Case #2: $y_0 = 0$. In this case, the quartic $f(x) = a_4 \, x^4 + a_3 \, x^3 + a_2 \, x^2 + a_1 \, x + a_0$ has a distinct $K$-rational root $x_0$. Say that we may factor $f(x)$ in the form $f(x) = a_4 \left( x - e_1 \right) \left( x - e_2 \right) \left( x - e_3 \right) \left( x - e_4 \right)$, where the $e_i$ are complex roots.
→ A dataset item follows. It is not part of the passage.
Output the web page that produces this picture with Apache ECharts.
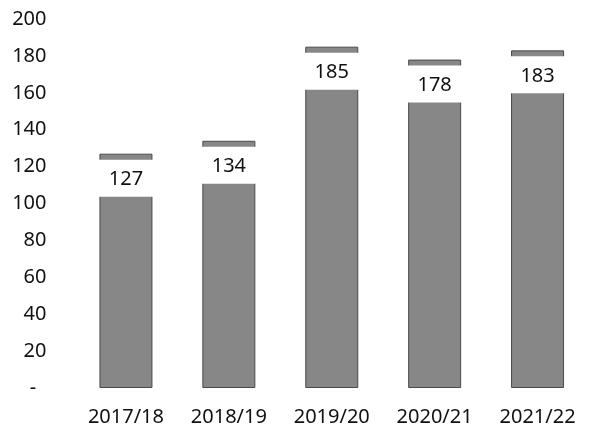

Without loss of generality, assume that $e_4 \in K$ is the $K$-rational root, and note the identities

\begin{aligned} f(e_4) & = 0 \\ f'(e_4) & = a_4 \left( e_4 - e_1 \right) \left( e_4 - e_2 \right) \left( e_4 - e_3 \right) \\[5pt] f''(e_4) & = 2 \, a_4 \left[ \left( e_4 - e_1 \right) \left( e_4 - e_2 \right) + \left( e_4 - e_1 \right) \left( e_4 - e_3 \right) + \left( e_4 - e_2 \right) \left( e_4 - e_3 \right) \right]. \end{aligned}
Since $e_4 \in K$ each of these expressions is also in $K$. We make the substitution
\left. \begin{aligned} x & = f'(e_4) \, \frac {6}{6 \, X - f''(e_4)} + e_4 \\[5pt] y & = f'(e_4) \, \frac {36 \, Y}{\left( 6 \, X - f''(e_4) \right)^2} \end{aligned} \right \} \quad \iff \quad \left \{ \begin{aligned} X & = f'(e_4) \, \dfrac 1{x - e_4} + \frac {f''(e_4)}6 \\ Y & = f'(e_4) \, \dfrac y{\left( x - e_4 \right)^2} \end{aligned} \right.
Note that these transformations have coefficients in $K$. $\square$.